Quickly seeing that displacing trash from one area would only cause more trash to fall from another, I decided to change my strategy. "Can these back seats come down?" I asked.
"Yes." She was growing impatient with my lack of progress.
"Ok, how is that, ma'am?"
"I don't know." It was obvious that she loathed me for making her use those three words in conjunction. She knew more than any idiot in an orange vest, whether she could lower he back seat or not.
I found the straps that, with a hefty tug, lowered the back seat. I pushed the shepherd poles, one at a time, through the rotting mass of feculence. As I pushed, ducking my face down into the filth to ensure the poles were as far back into the trunk as possible, a particular piece of debris caught my eye:
a medicaid entitlement form. Seeing that the Parasite was again enraptured with her iPhone, I picked it up to get a better look.

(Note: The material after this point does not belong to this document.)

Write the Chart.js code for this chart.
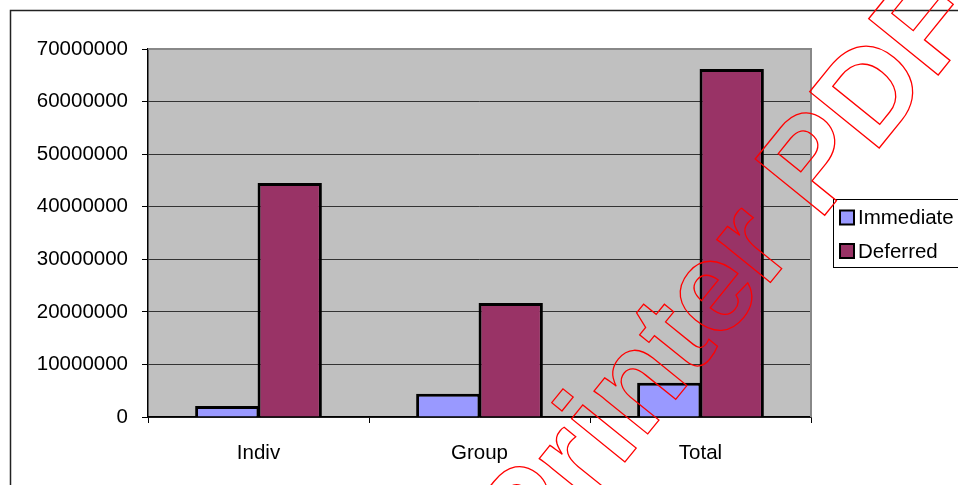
<!DOCTYPE html>
<html>
<head>
<meta charset="utf-8">
<script src="https://cdn.jsdelivr.net/npm/chart.js@4.4.1/dist/chart.umd.min.js"></script>
<style>
  html, body { margin: 0; padding: 0; background: #fff; }
  #wrap { position: relative; width: 958px; height: 485px; }
</style>
</head>
<body>
<div id="wrap"><canvas id="premiumChart"></canvas></div>
<script>
// Chart data
const categories = ['Indiv', 'Group', 'Total'];
const immediateValues = [2100000, 4400000, 6500000];
const deferredValues = [44500000, 21700000, 66200000];
const seriesNames = ['Immediate', 'Deferred'];
const seriesColors = ['#9999FF', '#993366'];
const yMax = 70000000;
const yStep = 10000000;

const FONT = '"Liberation Sans", Arial, sans-serif';

// White page, outer chart frame, grey plot area
const backdropPlugin = {
  id: 'backdrop',
  beforeDraw(chart) {
    const ctx = chart.ctx;
    const a = chart.chartArea;
    ctx.save();
    ctx.fillStyle = '#fff';
    ctx.fillRect(0, 0, chart.width, chart.height);
    ctx.strokeStyle = '#222';
    ctx.lineWidth = 1.5;
    ctx.beginPath();
    ctx.moveTo(10.5, chart.height);
    ctx.lineTo(10.5, 10.5);
    ctx.lineTo(chart.width, 10.5);
    ctx.stroke();
    ctx.fillStyle = '#C0C0C0';
    ctx.fillRect(a.left, a.top, a.right - a.left, a.bottom - a.top);
    ctx.restore();
  },
  beforeDatasetsDraw(chart) {
    const ctx = chart.ctx;
    const a = chart.chartArea;
    ctx.save();
    ctx.strokeStyle = '#888';
    ctx.lineWidth = 2;
    ctx.beginPath();
    ctx.moveTo(a.left, a.top);
    ctx.lineTo(a.right, a.top);
    ctx.lineTo(a.right, a.bottom);
    ctx.stroke();
    ctx.restore();
  }
};

// Boxed legend on the right, drawn from the datasets
const boxLegendPlugin = {
  id: 'boxLegend',
  afterDraw(chart) {
    const ctx = chart.ctx;
    const x = 833, y = 199, w = 140, h = 68;
    ctx.save();
    ctx.fillStyle = '#fff';
    ctx.fillRect(x, y, w, h);
    ctx.strokeStyle = '#000';
    ctx.lineWidth = 1;
    ctx.strokeRect(x + 0.5, y + 0.5, w, h);
    ctx.font = '20.5px ' + FONT;
    ctx.textBaseline = 'middle';
    chart.data.datasets.forEach((ds, i) => {
      const cy = 217.5 + i * 33.5;
      ctx.fillStyle = ds.backgroundColor;
      ctx.fillRect(840, cy - 7, 14, 14);
      ctx.lineWidth = 2;
      ctx.strokeStyle = '#000';
      ctx.strokeRect(840, cy - 7, 14, 14);
      ctx.fillStyle = '#000';
      ctx.fillText(ds.label, 858, cy + 1);
    });
    ctx.restore();
  }
};

// Outlined red watermark across the chart
const watermarkPlugin = {
  id: 'watermark',
  afterDraw(chart) {
    const ctx = chart.ctx;
    const text = 'Printer PDF';
    const angle = -51 * Math.PI / 180;
    ctx.save();
    ctx.font = 'bold 130px ' + FONT;
    // anchor: lower-left corner of the "D" stem
    const offset = ctx.measureText('Printer P').width + 130 * 0.076;
    const ox = 880 - offset * Math.cos(angle);
    const oy = 147 - offset * Math.sin(angle);
    ctx.translate(ox, oy);
    ctx.rotate(angle);
    ctx.textBaseline = 'alphabetic';
    ctx.strokeStyle = '#ff0000';
    ctx.lineWidth = 1.3;
    ctx.strokeText(text, 0, 0);
    ctx.restore();
  }
};

new Chart(document.getElementById('premiumChart'), {
  type: 'bar',
  data: {
    labels: categories,
    datasets: [{
      label: seriesNames[0],
      data: immediateValues,
      backgroundColor: seriesColors[0],
      borderColor: '#000',
      borderWidth: 3,
      inflateAmount: 0
    }, {
      label: seriesNames[1],
      data: deferredValues,
      backgroundColor: seriesColors[1],
      borderColor: '#000',
      borderWidth: 3,
      inflateAmount: 0
    }]
  },
  options: {
    responsive: true,
    maintainAspectRatio: false,
    animation: false,
    layout: {
      padding: { top: 49, right: 147, bottom: 0, left: 0 }
    },
    datasets: {
      // slight overlap so neighbouring bars share one border
      bar: { categoryPercentage: 0.565, barPercentage: 1.03 }
    },
    plugins: {
      legend: { display: false },
      tooltip: { enabled: false }
    },
    scales: {
      x: {
        grid: {
          offset: true,
          drawOnChartArea: false,
          drawTicks: true,
          tickLength: 6,
          color: '#000'
        },
        border: { color: '#000', width: 1.5 },
        ticks: {
          color: '#000',
          padding: 18,
          font: { family: FONT, size: 20.5 }
        },
        afterFit: function(scale) { scale.height = 68; }
      },
      y: {
        min: 0,
        max: yMax,
        ticks: {
          stepSize: yStep,
          color: '#000',
          padding: 14,
          font: { family: FONT, size: 20.5 },
          callback: function(value) { return String(value); }
        },
        grid: {
          color: function(c) { return c.tick && c.tick.value === yMax ? '#888' : '#333'; },
          tickColor: '#000',
          tickLength: 6,
          lineWidth: 1
        },
        border: { color: '#000', width: 1.5 },
        afterFit: function(scale) { scale.width = 148; }
      }
    }
  },
  plugins: [backdropPlugin, boxLegendPlugin, watermarkPlugin]
});
</script>
</body>
</html>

"Reimbursement for Home Services. $985.79."
My ears got a little red. Placing the slip back into its proper place, I noticed that, lying beneath the slip, was an empty carton of Salem cigarettes.
In a moment of pure rage emanating from the more primitive areas of my brain, I thought of murder, of strangulation. Then my higher faculties gave these impulses color, movement, and form. My hands, calloused from long shifts of lifting paving stones and loading bags of topsoil, closed around her flabby, rotund neck. Terror filled her eyes. She gasped and whimpered for help, but the one who had, unknown to her, been unwillingly helping her for her entire Parasitic existence had finally turned against her. Her revolting body squirmed and she gargled as my working hands crushed her larynx. She died in confusion, having always believed that she deserved life, that she deserved comfort. An agonizing death proved to her the great axiom of the universe: she deserved nothing.

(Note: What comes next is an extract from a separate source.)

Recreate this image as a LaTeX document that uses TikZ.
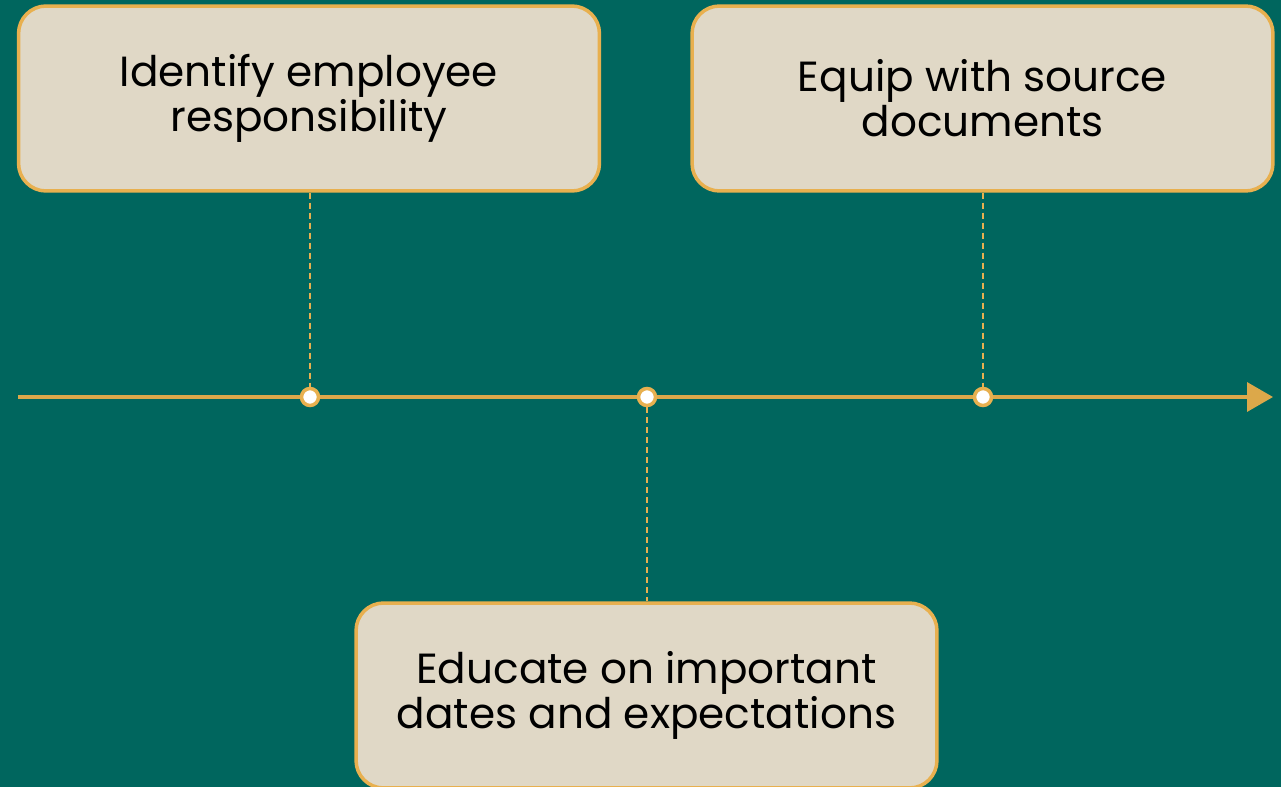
\documentclass[tikz,border=0pt]{standalone}
\usepackage{fontspec}
\setmainfont{Poppins}
\usetikzlibrary{positioning,arrows.meta}
\definecolor{bgteal}{HTML}{00665E}
\definecolor{boxfill}{HTML}{E0D8C6}
\definecolor{lineorange}{HTML}{E8B04F}
\definecolor{arroworange}{HTML}{DCA84A}
\begin{document}
\begin{tikzpicture}[x=0.02cm, y=-0.02cm]
        \tikzstyle{stepbox} = [draw=lineorange, fill=boxfill, line width=2pt, rounded corners=0.55cm,
            minimum width=11.62cm, minimum height=3.7cm, align=center, text=black,
            font=\fontsize{24}{25.5}\selectfont]
        \tikzstyle{dot} = [circle, draw=lineorange, fill=white, line width=2pt, minimum size=0.34cm, inner sep=0pt]
        \tikzstyle{link} = [draw=lineorange, line width=0.9pt, dash pattern=on 0.12cm off 0.08cm]
        % Background and fixed picture size
        \fill[bgteal] (0,0) rectangle (1281,787);
        \useasboundingbox (0,0) rectangle (1281,787);
        % Draw the time axis with its arrow
        \coordinate (axisstart) at (18,397);
        \coordinate (axisend) at (1273,397);
        \draw[arroworange, line width=2pt, -{Triangle[length=0.52cm, width=0.58cm]}] (axisstart) -- (axisend);
        % Draw the three steps
        \node[stepbox] (identify) at (309,98.5) {Identify employee\\responsibility};
        \node[stepbox] (equip) at (982.5,98.5) {Equip with source\\documents};
        \node[stepbox] (educate) at (646.5,695.5) {Educate on important\\dates and expectations};
        % Draw the markers on the axis
        \node[dot] (mark1) at (310,397) {};
        \node[dot] (mark2) at (647,397) {};
        \node[dot] (mark3) at (983,397) {};
        % Connect each step to its marker
        \draw[link] (identify.south -| mark1) -- (mark1.north);
        \draw[link] (equip.south -| mark3) -- (mark3.north);
        \draw[link] (mark2.south) -- (educate.north -| mark2);
\end{tikzpicture}
\end{document}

The host had at last shaken off the Parasite.
But my fantasy, intensely pleasurable as it was, proved fleeting.
"You done yet?" the Parasite demanded.
"Oh, yes ma'am. You're all loaded up. Please come back and see us soon." I smiled the convincing smile of the slave.

At home later that night, I checked my electronic paystub from Home Depot.
Gross Pay: 586.50.
FICA-MED: 8.50
FICA: OASDI: 36.36
FED INC TAX: 10.30
GA STATE: 15.65
Net Pay: 514.69
I thought of my gross pay. My net pay. My bills. My tuition. I thought of how helpful that 71.81 would be to me.
Then I thought of the Parasite, sitting in her air-conditioning, smoking her Salem cigarettes, admiring her shepherd poles through the window, and waiting for the doctor to show up.
And then, only briefly, I again thought of strangulation.